For those who want a full on battle of the sexes the middle ages is replete with chaste women outwitting their suitors and lusty wives cuckolding their husbands. ‘Three Wily Women’ even have a competition as to who can hoodwink her husband most. One shaves her husbands head while he is passed out drunk and on waking persuades him he is a monk; another hides her man’s clothes and tells him he is fully dressed so he walks to church naked; whilst the third gets her unfortunate spouse to believe he is dead, covers him in a shroud and then enjoys her lover in front of his baffled ‘corpse’!
The Goat Girl by Edith Corbet
Returning to the more positive application of feminine intellect, tales such as ‘Maiden wiser ..’ or ‘The Riddles’ often present a series of conundrums, unanswerable questions or impossible tasks. Sometimes these are are set by the king and other times they are posed by an outside agency threatening the kingdom whilst an army of advisors, sages and wise men have tried and failed to find solutions. It is at this point that the poor goose girl or goat herd at the edge of the kingdom comes to the rescue.

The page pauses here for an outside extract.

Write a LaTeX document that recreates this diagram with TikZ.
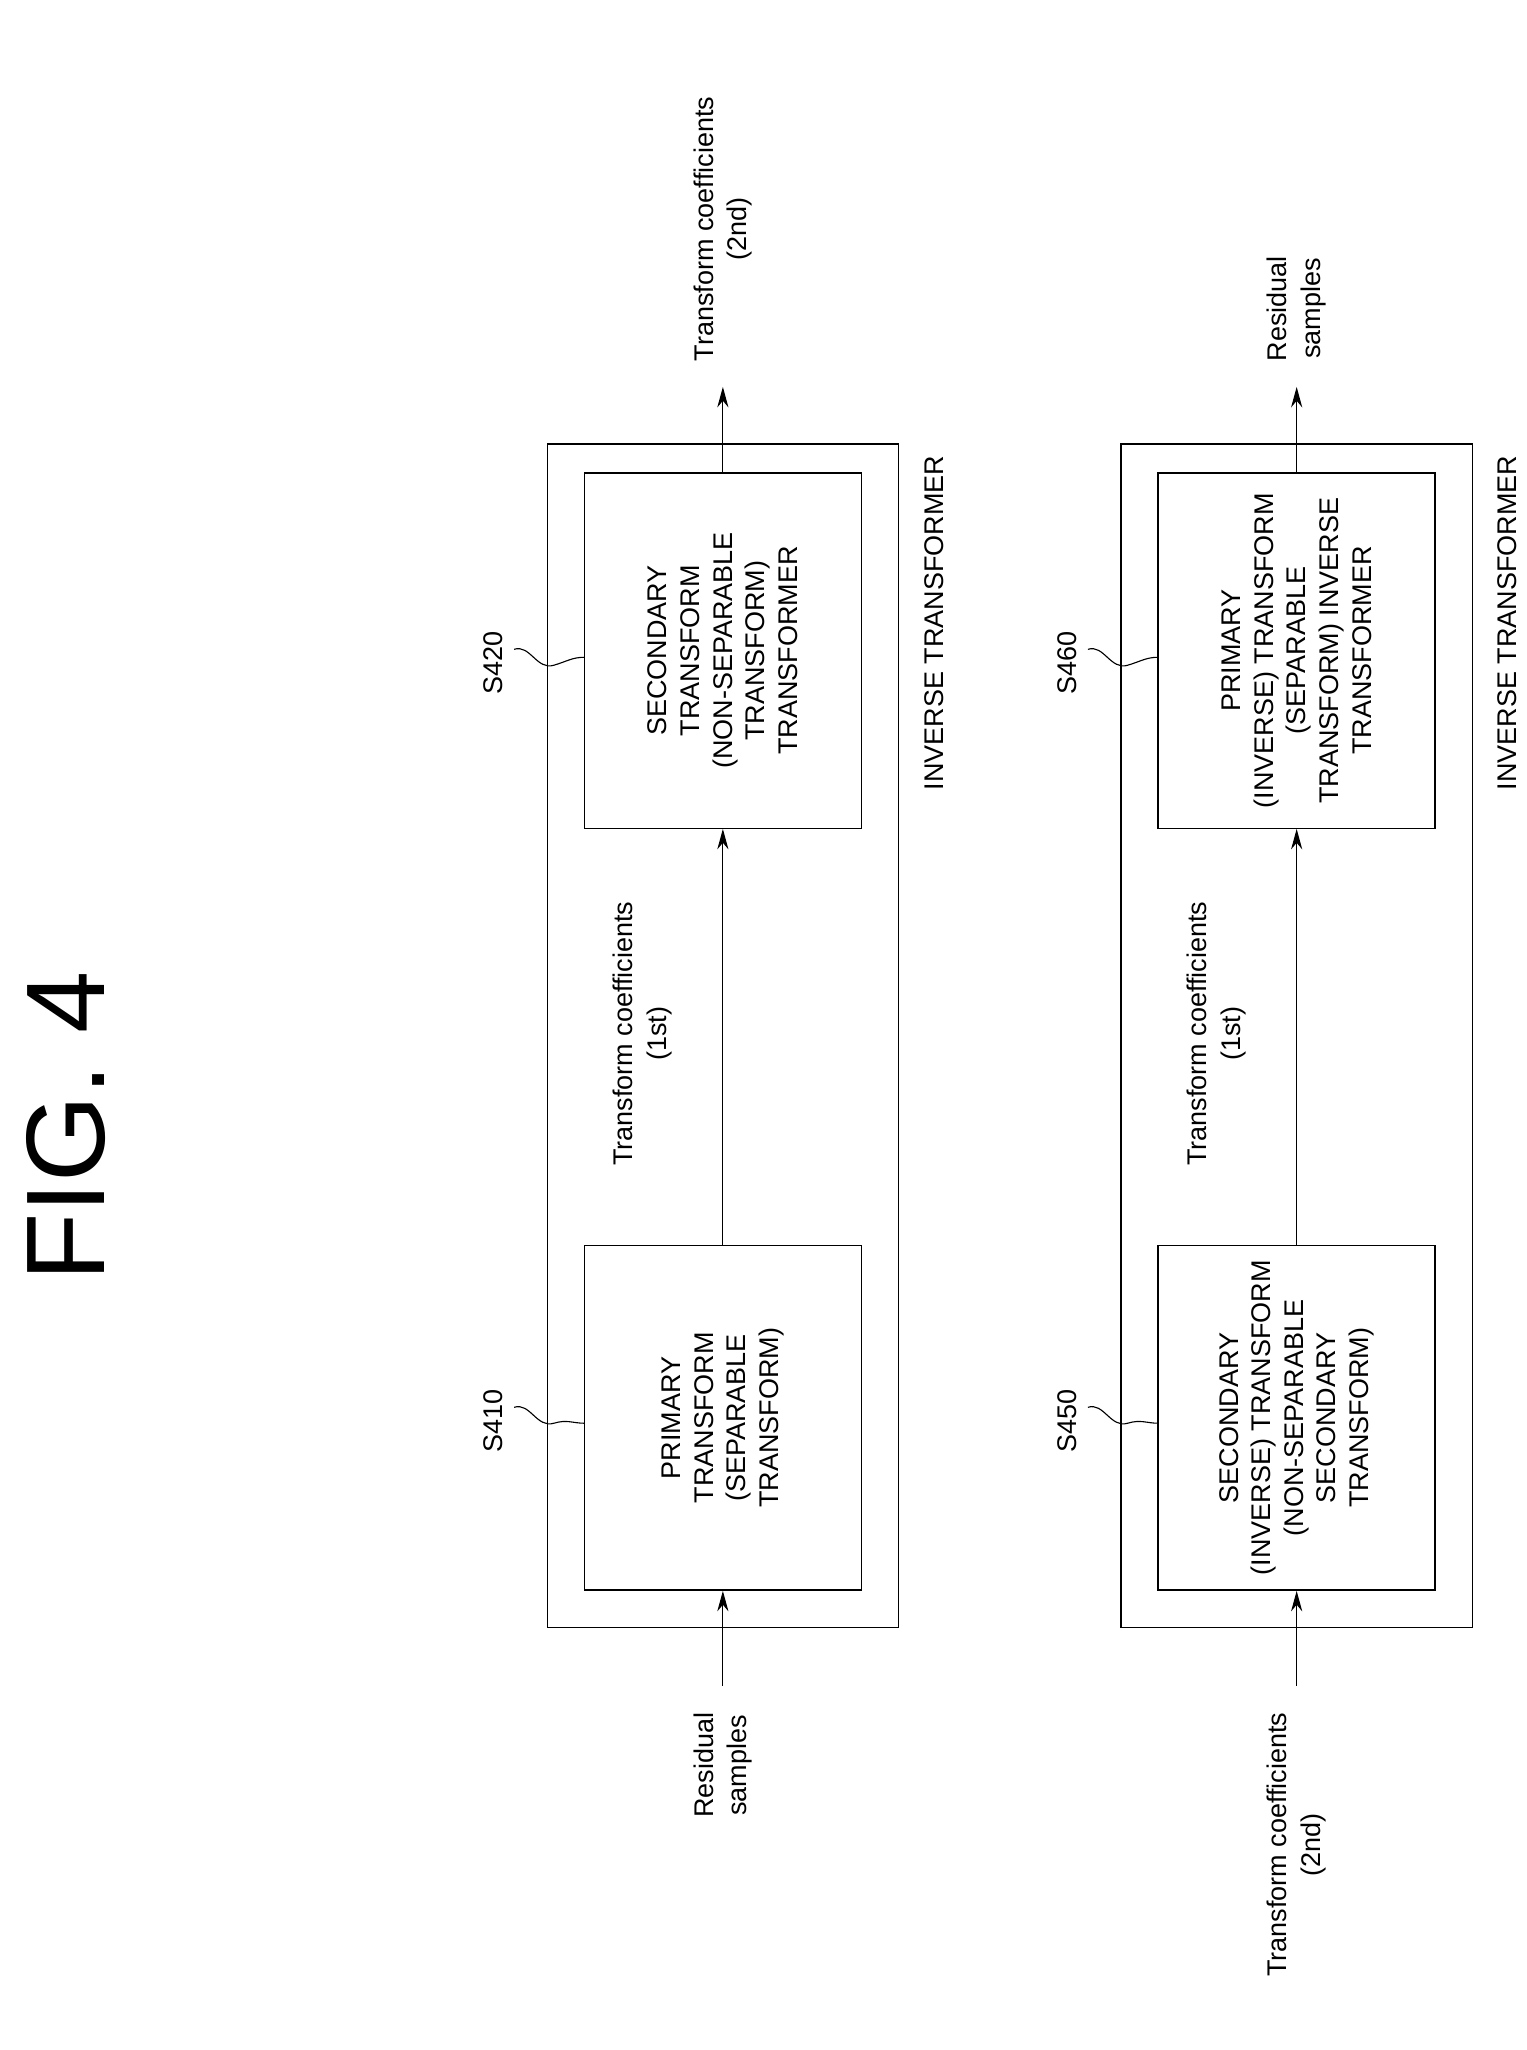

The most common scene is brought about by a challenge for the girl (who has usually already shown some wit) to come to the palace and meet the king neither indoors nor outdoors; neither in daytime nor night time; neither walking nor riding; and neither clothed nor naked. The clever girl, naturally sees through these polarised options and lies across the threshold at dusk claiming to have been dragged there by her goats and wearing nothing but a fishing net! The king is duly impressed by her lateral thinking (which is what this tale type is all about) and her appearance, so once the kingdom is secured he marries her. Now, this may not sound like a result from the modern, emancipated perspective but it did make her the most powerful woman in the country and rich to boot. It is also often not the end of the story but I’ll save the last episode for another time.
We are rarely the first to be faced with a problem, no matter how impossible. May we all avoid the trap of polarised thought and find that free thinking, clever girl inside us in our every day lives; even if her apparently fresh and new ideas might have been whispered into our subconscious by an ancient ancestor long, long ago.